*** PROVIDED DATA ***

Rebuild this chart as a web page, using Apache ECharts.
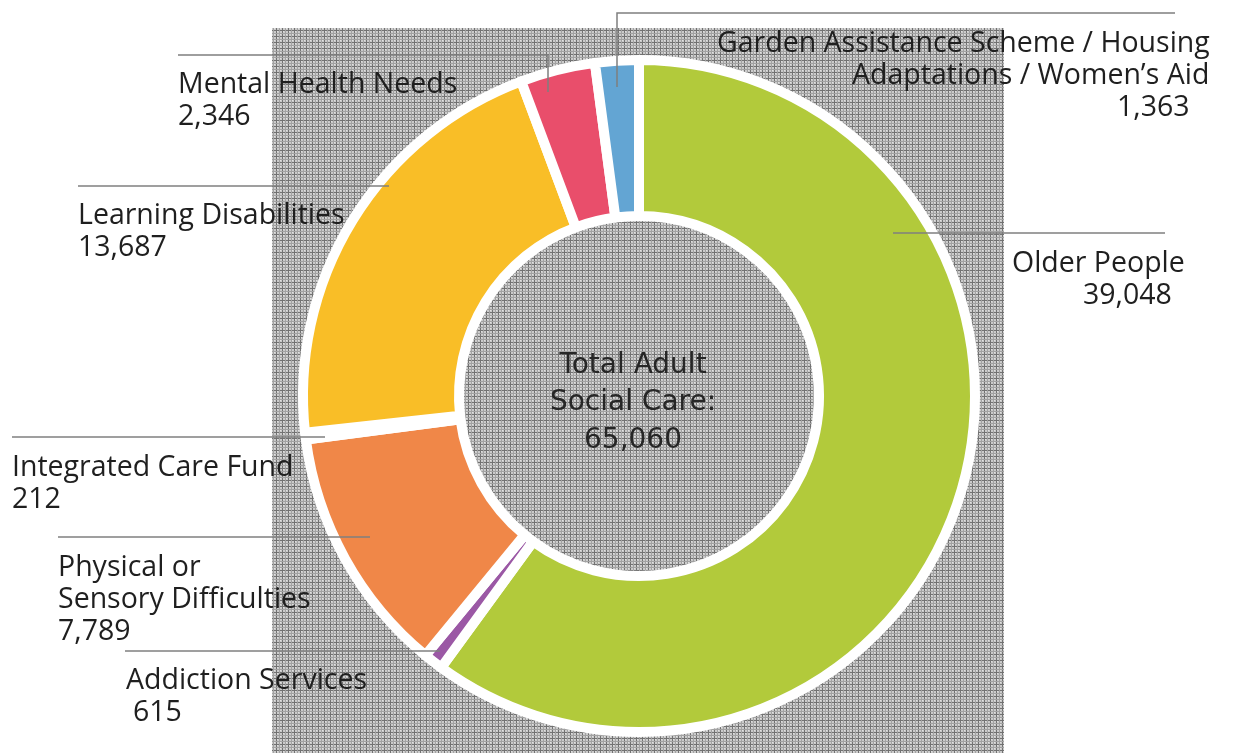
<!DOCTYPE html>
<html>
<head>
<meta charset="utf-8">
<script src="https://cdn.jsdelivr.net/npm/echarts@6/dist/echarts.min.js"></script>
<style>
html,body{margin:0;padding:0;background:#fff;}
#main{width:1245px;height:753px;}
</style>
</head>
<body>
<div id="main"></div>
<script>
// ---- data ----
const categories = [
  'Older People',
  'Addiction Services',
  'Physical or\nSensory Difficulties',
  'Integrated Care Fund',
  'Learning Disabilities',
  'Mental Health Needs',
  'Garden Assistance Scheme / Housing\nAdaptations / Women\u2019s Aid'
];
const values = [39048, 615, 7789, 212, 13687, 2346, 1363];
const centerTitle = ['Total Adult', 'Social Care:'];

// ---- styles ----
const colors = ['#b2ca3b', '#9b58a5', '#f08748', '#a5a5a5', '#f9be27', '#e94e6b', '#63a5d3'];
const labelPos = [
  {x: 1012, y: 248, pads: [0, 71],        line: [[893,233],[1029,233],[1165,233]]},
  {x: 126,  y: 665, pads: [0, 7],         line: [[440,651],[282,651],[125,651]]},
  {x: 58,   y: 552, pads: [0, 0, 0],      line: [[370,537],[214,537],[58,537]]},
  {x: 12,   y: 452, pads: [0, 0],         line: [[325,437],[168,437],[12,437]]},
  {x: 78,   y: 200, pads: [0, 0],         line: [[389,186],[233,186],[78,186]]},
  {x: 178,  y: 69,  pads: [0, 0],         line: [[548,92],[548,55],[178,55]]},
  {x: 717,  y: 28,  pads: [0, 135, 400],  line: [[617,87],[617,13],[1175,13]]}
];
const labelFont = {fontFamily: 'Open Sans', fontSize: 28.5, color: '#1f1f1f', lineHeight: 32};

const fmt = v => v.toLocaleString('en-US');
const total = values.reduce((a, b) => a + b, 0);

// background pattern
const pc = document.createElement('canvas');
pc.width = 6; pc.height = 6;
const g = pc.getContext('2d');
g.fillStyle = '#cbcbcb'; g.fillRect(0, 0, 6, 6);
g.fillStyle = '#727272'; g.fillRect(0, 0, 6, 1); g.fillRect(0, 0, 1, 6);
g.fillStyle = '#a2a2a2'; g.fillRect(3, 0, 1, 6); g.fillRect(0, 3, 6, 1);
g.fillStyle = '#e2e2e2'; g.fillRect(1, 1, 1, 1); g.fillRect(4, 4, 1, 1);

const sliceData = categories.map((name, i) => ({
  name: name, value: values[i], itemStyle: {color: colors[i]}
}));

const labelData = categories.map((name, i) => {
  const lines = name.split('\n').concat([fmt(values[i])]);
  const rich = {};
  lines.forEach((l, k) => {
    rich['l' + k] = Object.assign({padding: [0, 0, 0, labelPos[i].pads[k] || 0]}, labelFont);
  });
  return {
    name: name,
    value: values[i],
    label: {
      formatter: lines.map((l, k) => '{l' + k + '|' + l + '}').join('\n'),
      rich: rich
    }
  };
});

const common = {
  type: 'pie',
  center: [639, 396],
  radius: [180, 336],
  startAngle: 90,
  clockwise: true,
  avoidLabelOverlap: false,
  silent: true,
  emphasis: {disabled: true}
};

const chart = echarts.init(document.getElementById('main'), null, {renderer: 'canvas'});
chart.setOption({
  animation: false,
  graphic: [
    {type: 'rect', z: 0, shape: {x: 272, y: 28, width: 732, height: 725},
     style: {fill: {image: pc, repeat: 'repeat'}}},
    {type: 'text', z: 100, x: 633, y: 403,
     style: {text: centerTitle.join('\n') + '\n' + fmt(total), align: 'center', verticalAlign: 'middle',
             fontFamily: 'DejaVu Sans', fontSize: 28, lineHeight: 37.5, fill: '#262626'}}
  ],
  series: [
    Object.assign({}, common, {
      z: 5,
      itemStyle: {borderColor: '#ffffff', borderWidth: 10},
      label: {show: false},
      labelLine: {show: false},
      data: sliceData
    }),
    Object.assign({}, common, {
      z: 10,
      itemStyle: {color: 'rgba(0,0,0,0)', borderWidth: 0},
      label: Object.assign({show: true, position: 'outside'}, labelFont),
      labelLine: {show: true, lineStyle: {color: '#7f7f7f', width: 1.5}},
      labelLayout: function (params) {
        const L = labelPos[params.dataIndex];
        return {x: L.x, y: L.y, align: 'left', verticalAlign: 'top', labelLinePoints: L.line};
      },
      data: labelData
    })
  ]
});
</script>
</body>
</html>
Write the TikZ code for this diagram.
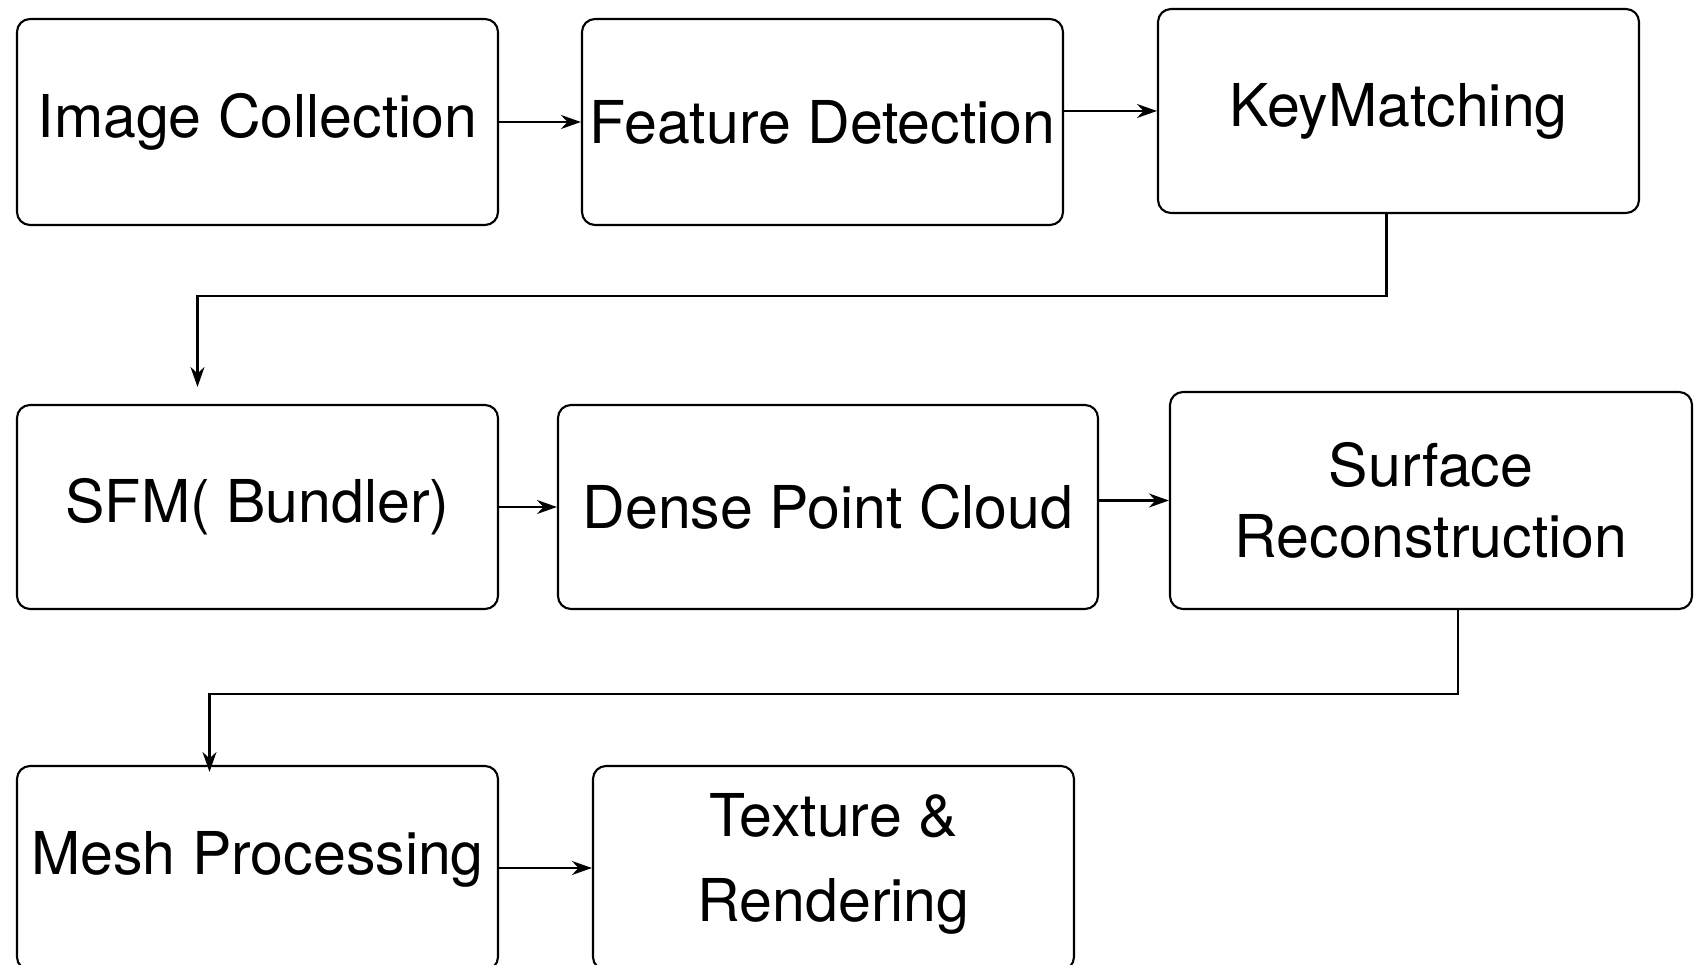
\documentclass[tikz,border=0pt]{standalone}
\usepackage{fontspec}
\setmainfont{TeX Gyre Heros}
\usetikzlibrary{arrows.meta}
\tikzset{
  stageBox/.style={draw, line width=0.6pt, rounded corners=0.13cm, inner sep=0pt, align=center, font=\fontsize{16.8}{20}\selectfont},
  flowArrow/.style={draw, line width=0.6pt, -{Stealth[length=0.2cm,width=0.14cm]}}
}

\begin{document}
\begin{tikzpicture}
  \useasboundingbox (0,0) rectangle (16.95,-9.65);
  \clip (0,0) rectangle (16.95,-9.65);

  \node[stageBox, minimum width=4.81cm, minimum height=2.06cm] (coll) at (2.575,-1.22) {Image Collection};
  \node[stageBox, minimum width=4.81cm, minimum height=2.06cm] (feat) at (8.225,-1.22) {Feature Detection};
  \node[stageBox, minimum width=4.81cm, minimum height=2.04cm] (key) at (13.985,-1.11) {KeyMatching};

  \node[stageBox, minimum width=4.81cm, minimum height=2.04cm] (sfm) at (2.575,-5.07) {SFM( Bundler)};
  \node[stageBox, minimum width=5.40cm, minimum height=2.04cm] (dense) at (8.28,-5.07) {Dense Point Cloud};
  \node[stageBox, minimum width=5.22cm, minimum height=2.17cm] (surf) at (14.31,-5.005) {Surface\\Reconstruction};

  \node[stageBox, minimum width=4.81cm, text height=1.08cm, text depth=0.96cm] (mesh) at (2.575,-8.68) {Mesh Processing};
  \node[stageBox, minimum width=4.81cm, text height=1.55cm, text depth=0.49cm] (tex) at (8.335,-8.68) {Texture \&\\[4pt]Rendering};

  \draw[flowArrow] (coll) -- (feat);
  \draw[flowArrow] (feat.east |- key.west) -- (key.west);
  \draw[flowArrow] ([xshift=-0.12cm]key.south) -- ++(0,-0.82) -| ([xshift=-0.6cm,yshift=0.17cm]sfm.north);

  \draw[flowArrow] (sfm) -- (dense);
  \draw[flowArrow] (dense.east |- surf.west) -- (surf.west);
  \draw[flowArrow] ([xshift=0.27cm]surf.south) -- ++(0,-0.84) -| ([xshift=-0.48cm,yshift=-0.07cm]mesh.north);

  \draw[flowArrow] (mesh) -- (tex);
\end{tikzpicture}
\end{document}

***

» WORK TO BE COMPLETED
Only a number is wanted: how many lines of the material include the word "this".

» EXERCISE RESULT
2